> [Work instructions]: Reproduce the listing below exactly, minus its pictures.

> [Dataset excerpt]:
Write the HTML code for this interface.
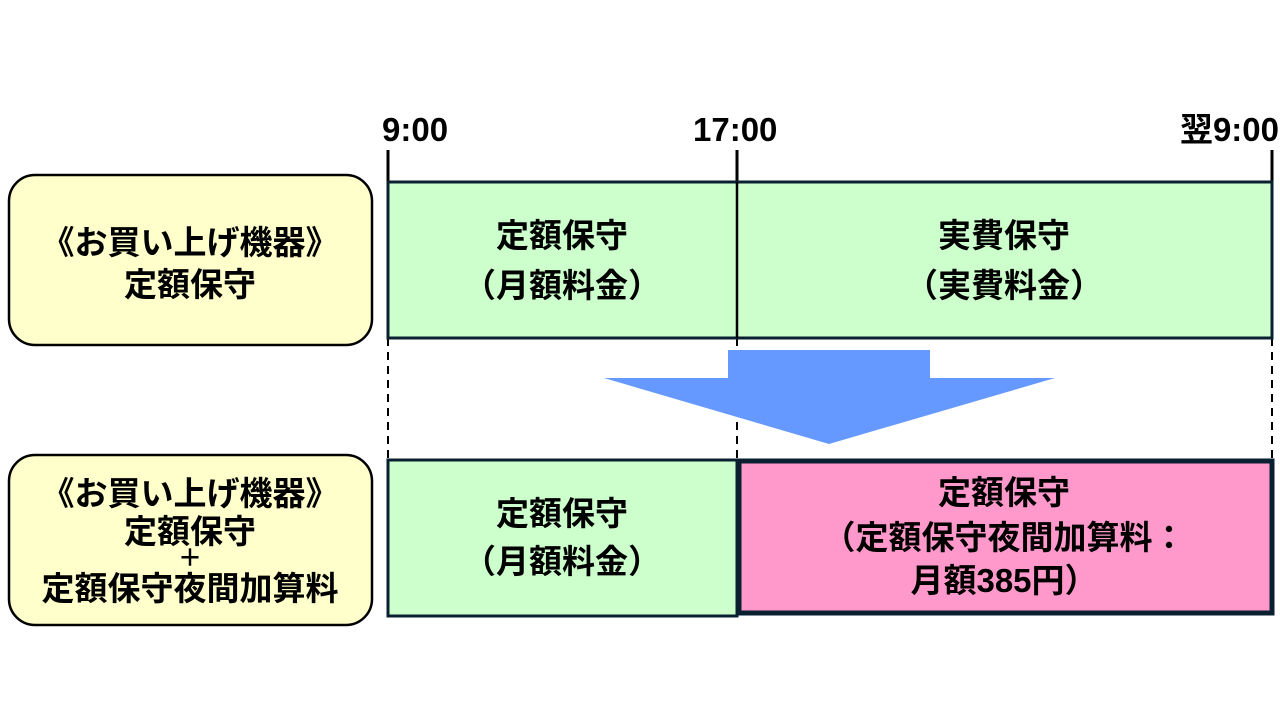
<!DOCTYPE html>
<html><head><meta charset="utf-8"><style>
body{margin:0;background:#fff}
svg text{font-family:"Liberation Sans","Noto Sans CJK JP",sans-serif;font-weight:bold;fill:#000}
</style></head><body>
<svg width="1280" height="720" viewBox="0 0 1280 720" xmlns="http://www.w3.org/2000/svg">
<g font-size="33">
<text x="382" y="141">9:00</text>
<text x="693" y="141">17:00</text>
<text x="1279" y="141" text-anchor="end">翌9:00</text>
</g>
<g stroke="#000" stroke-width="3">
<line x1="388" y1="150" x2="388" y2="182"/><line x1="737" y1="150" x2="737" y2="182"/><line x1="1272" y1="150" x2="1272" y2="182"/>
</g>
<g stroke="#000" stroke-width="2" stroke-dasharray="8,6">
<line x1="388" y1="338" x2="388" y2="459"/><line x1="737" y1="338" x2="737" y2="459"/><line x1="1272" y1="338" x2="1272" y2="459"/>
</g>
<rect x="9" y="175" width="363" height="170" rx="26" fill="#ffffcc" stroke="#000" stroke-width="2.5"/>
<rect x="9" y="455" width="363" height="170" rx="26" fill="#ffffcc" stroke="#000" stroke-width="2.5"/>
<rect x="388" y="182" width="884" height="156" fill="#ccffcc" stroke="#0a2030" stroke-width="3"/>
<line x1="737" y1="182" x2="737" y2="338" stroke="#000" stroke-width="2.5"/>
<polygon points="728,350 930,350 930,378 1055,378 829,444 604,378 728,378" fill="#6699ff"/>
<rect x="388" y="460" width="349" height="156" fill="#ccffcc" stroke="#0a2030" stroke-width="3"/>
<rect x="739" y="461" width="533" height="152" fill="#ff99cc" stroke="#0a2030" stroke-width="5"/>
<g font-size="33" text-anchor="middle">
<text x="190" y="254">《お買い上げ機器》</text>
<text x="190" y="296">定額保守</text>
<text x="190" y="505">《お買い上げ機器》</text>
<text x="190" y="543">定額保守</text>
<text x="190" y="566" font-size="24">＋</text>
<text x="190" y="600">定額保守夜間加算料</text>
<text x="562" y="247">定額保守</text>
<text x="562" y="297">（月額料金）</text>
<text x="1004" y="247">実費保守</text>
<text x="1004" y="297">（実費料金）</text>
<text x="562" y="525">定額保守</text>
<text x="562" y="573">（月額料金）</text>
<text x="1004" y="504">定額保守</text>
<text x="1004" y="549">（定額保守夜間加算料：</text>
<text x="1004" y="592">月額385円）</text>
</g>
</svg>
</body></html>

> [Result]:
Write the HTML code for this interface.
<!DOCTYPE html>
<html><head><meta charset="utf-8"><style>
body{margin:0;background:#fff}
svg text{font-family:"Liberation Sans","Noto Sans CJK JP",sans-serif;font-weight:bold;fill:#000}
</style></head><body>
<svg width="1280" height="720" viewBox="0 0 1280 720" xmlns="http://www.w3.org/2000/svg">
<g font-size="33">
<text x="382" y="141">9:00</text>
<text x="693" y="141">17:00</text>
<text x="1279" y="141" text-anchor="end">翌9:00</text>
</g>
<g stroke="#000" stroke-width="3">
<line x1="388" y1="150" x2="388" y2="182"/><line x1="737" y1="150" x2="737" y2="182"/><line x1="1272" y1="150" x2="1272" y2="182"/>
</g>
<g stroke="#000" stroke-width="2" stroke-dasharray="8,6">
<line x1="388" y1="338" x2="388" y2="459"/><line x1="737" y1="338" x2="737" y2="459"/><line x1="1272" y1="338" x2="1272" y2="459"/>
</g>
<rect x="9" y="175" width="363" height="170" rx="26" fill="#ffffcc" stroke="#000" stroke-width="2.5"/>
<rect x="9" y="455" width="363" height="170" rx="26" fill="#ffffcc" stroke="#000" stroke-width="2.5"/>
<rect x="388" y="182" width="884" height="156" fill="#ccffcc" stroke="#0a2030" stroke-width="3"/>
<line x1="737" y1="182" x2="737" y2="338" stroke="#000" stroke-width="2.5"/>
<polygon points="728,350 930,350 930,378 1055,378 829,444 604,378 728,378" fill="#6699ff"/>
<rect x="388" y="460" width="349" height="156" fill="#ccffcc" stroke="#0a2030" stroke-width="3"/>
<rect x="739" y="461" width="533" height="152" fill="#ff99cc" stroke="#0a2030" stroke-width="5"/>
<g font-size="33" text-anchor="middle">
<text x="190" y="254">《お買い上げ機器》</text>
<text x="190" y="296">定額保守</text>
<text x="190" y="505">《お買い上げ機器》</text>
<text x="190" y="543">定額保守</text>
<text x="190" y="566" font-size="24">＋</text>
<text x="190" y="600">定額保守夜間加算料</text>
<text x="562" y="247">定額保守</text>
<text x="562" y="297">（月額料金）</text>
<text x="1004" y="247">実費保守</text>
<text x="1004" y="297">（実費料金）</text>
<text x="562" y="525">定額保守</text>
<text x="562" y="573">（月額料金）</text>
<text x="1004" y="504">定額保守</text>
<text x="1004" y="549">（定額保守夜間加算料：</text>
<text x="1004" y="592">月額385円）</text>
</g>
</svg>
</body></html>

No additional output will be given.